For Morocco’s OCP group, the world’s largest phosphate fertilizer company, 2022 brought record earnings thanks to higher prices and profit margins due to the Ukraine crisis, wrote the Financial Times (FT).
The British daily noted that operating profits reached $3.65bn, up from $1.99bn for the same period in 2021.
It recalled that OCP is one of the five top exporters of fertilizer, as it has exclusive access to the 70% of global phosphate reserves that are located in Morocco.
The Financial Times quoted CEO of OCP Mostafa Terrab as saying that the world needed more investment in the industry and that prices had been rising even before the war.
Terrab is credited with changing OCP into a joint-stock company to access international debt markets. He built, in 2012, an integrated industrial business with major investments in mining and fertilizer production and even a university for R&D.

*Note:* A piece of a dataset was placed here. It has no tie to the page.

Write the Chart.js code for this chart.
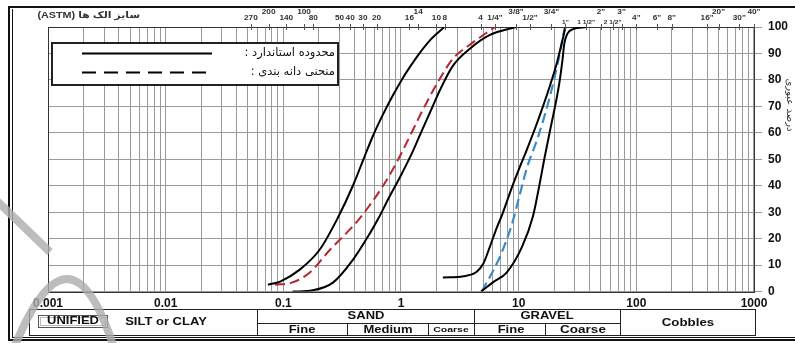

According to Terrab, Africa holds the key to global food security because it has 60% of the world’s unused arable land.
The paper recalled that OCP has recently announced plans to invest $13bn in renewable energy and green hydrogen to be carbon neutral by 2040.
It also said that, in the wake of the Ukraine war, OCP, which supplies 70% of fertilizer in Africa, gave more than 500,000 tons to small holders in sub-Saharan countries, some of it free, the rest at a discount.
OCP started looking South in 2012, at a time when Moroccan businesses sought growth in sub-Saharan states to expand beyond their limited domestic market. The strategy, encouraged by King Mohammed VI, helped build the country’s soft power and influence, the daily said.